Sussex opened opportunities to engage with politics and with academia. In IDS you had people who were studying South American economies, the Palestinian question, agriculture and the development challenges in India and in Africa… such a wide range of issues. I got involved with the policy questions that the ANC was facing at the time – like what will we do when we get freedom? Are we ready to govern? With Raphie Kaplinsky, we conceptualised a programme called the Industrial Strategy Project, and run a series of research studies on 12 different sectors of the South African economy before 1994, which we presented to the ANC and COSATU in South Africa. Inputs from these studies and others informed what emerged as the re-industrialisation strategy of the post-Apartheid South Africa.
I had an amazing time at Sussex. We had a strong, anti-apartheid student association. The other South Africans and I shared a house together and we used to cook South African food and talk about South Africa, and then we travelled around UK campuses organising students from South Africa to become politically active and work with the British Anti-Apartheid Movement. We felt it was important to organise a UK student association. Besides the politics and the education, we had fun. We got artists such as Hugh Masekela, Abdullah Ibrahim to play at Sussex in support of the anti-apartheid association and the Mandela Scholarship.
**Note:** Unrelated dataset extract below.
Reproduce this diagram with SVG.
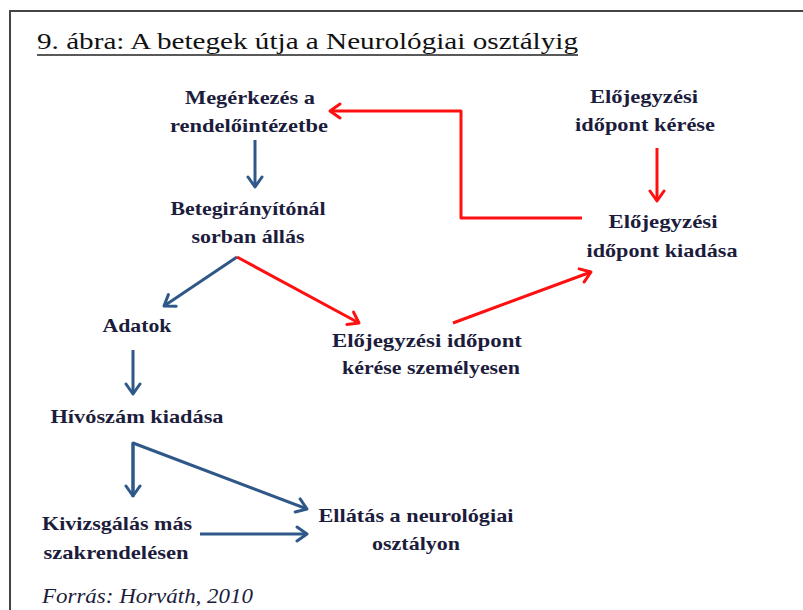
<svg xmlns="http://www.w3.org/2000/svg" width="803" height="610" viewBox="0 0 803 610">
<style>
.t{font-family:"Liberation Serif","Times New Roman",serif;font-weight:bold;font-size:19.5px;fill:#1c1c3c;text-anchor:middle}
.b{fill:none;stroke:#2f5889;stroke-width:3;stroke-linejoin:round}
.r{fill:none;stroke:#ff1010;stroke-width:3;stroke-linejoin:round}
</style>
<defs>
<marker id="ab" markerUnits="userSpaceOnUse" markerWidth="20" markerHeight="20" refX="12" refY="8" orient="auto" viewBox="0 0 20 16">
<path d="M2,1 L12,8 L2,15" fill="none" stroke="#2f5889" stroke-width="3" stroke-linecap="round" stroke-linejoin="round"/>
</marker>
<marker id="ar" markerUnits="userSpaceOnUse" markerWidth="20" markerHeight="20" refX="12" refY="8" orient="auto" viewBox="0 0 20 16">
<path d="M2,1 L12,8 L2,15" fill="none" stroke="#ff1010" stroke-width="3" stroke-linecap="round" stroke-linejoin="round"/>
</marker>
</defs>
<rect width="803" height="610" fill="#fff"/>
<path d="M10,610 V11 H803" fill="none" stroke="#444" stroke-width="2"/>
<text x="37" y="49" font-family="Liberation Serif, serif" font-size="24" fill="#111" textLength="541" lengthAdjust="spacingAndGlyphs">9. ábra: A betegek útja a Neurológiai osztályig</text>
<line x1="37" y1="55" x2="578" y2="55" stroke="#222" stroke-width="1.5"/>
<g id="connectors">
<line class="b" x1="255" y1="140" x2="255" y2="187" marker-end="url(#ab)"/>
<line class="b" x1="237" y1="257" x2="164" y2="306" marker-end="url(#ab)"/>
<line class="r" x1="237" y1="257" x2="359" y2="323" marker-end="url(#ar)"/>
<line class="r" x1="453" y1="323" x2="591" y2="272" marker-end="url(#ar)"/>
<line class="r" x1="657" y1="148" x2="657" y2="201" marker-end="url(#ar)"/>
<polyline class="r" points="582,218 461,218 461,111 330,111" marker-end="url(#ar)"/>
<line class="b" x1="133" y1="350" x2="133" y2="394" marker-end="url(#ab)"/>
<polyline class="b" points="133,497 133,443 307,509" marker-end="url(#ab)"/>
<line class="b" x1="133" y1="443" x2="133" y2="496" marker-end="url(#ab)"/>
<line class="b" x1="200" y1="534" x2="307" y2="534" marker-end="url(#ab)"/>
</g>
<g id="n1"><text class="t" x="250" y="104" textLength="130" lengthAdjust="spacingAndGlyphs">Megérkezés a</text><text class="t" x="249" y="132" textLength="158" lengthAdjust="spacingAndGlyphs">rendelőintézetbe</text></g>
<g id="n2"><text class="t" x="644" y="103" textLength="108" lengthAdjust="spacingAndGlyphs">Előjegyzési</text><text class="t" x="645" y="131" textLength="140" lengthAdjust="spacingAndGlyphs">időpont kérése</text></g>
<g id="n3"><text class="t" x="248" y="215" textLength="155" lengthAdjust="spacingAndGlyphs">Betegirányítónál</text><text class="t" x="248" y="243" textLength="113" lengthAdjust="spacingAndGlyphs">sorban állás</text></g>
<g id="n4"><text class="t" x="663" y="228" textLength="109" lengthAdjust="spacingAndGlyphs">Előjegyzési</text><text class="t" x="662" y="257" textLength="151" lengthAdjust="spacingAndGlyphs">időpont kiadása</text></g>
<g id="n5"><text class="t" x="137" y="332" textLength="69" lengthAdjust="spacingAndGlyphs">Adatok</text></g>
<g id="n6"><text class="t" x="427" y="347" textLength="190" lengthAdjust="spacingAndGlyphs">Előjegyzési időpont</text><text class="t" x="431" y="374" textLength="178" lengthAdjust="spacingAndGlyphs">kérése személyesen</text></g>
<g id="n7"><text class="t" x="137" y="423" textLength="173" lengthAdjust="spacingAndGlyphs">Hívószám kiadása</text></g>
<g id="n8"><text class="t" x="117" y="530" textLength="150" lengthAdjust="spacingAndGlyphs">Kivizsgálás más</text><text class="t" x="116" y="559" textLength="145" lengthAdjust="spacingAndGlyphs">szakrendelésen</text></g>
<g id="n9"><text class="t" x="416" y="522" textLength="195" lengthAdjust="spacingAndGlyphs">Ellátás a neurológiai</text><text class="t" x="416" y="550" textLength="88" lengthAdjust="spacingAndGlyphs">osztályon</text></g>
<text x="42" y="603" font-family="Liberation Serif, serif" font-style="italic" font-size="22" fill="#1c1c3c" textLength="211" lengthAdjust="spacingAndGlyphs">Forrás: Horváth, 2010</text>
</svg>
On the day in 1990 it was announced that Mandela would be released, there was a big party on campus. The next day I was on a plane back to South Africa. Robin Murray tried to persuade me to stay. I’d done my thesis on South Africa’s clothing and textile industry and Robin said that if I added a couple of chapters, I could get a PhD. But I said, no, Mandela is being released. I’m going home. There is work to be done.
When Mandela became president, there were more Sussex alum in that government than there has ever been in the UK. There was Thabo Mbeki, the Deputy President, the Pahad brothers, Essop and Aziz, Ketso Gordhan, the Director General of Transport, Zav Rustomjee, the Director General of Trade and Industry, Faizel Ismail, Pinky Mashigo, to name but a few. I was in the presidency as Chief Economic Advisor to Thabo Mbeki from 1995-2000. For a boy from rural Limpopo, being part of the first post-apartheid government and to drive the fundamental change that we all have been fighting for was more than surreal. The debates of different development models, the policy debates and lessons from other developing countries we all discussed and debated at Sussex were absolutely useful as we shaped the new South Africa.
It's important that we don’t lose that connection between Sussex and South Africa. We still have the challenges of development and still have to answer questions around poverty, employment, gender inequality and rural under-development. We still need the intellectual input to rethink policies and design new policies that can deal with the problems we have.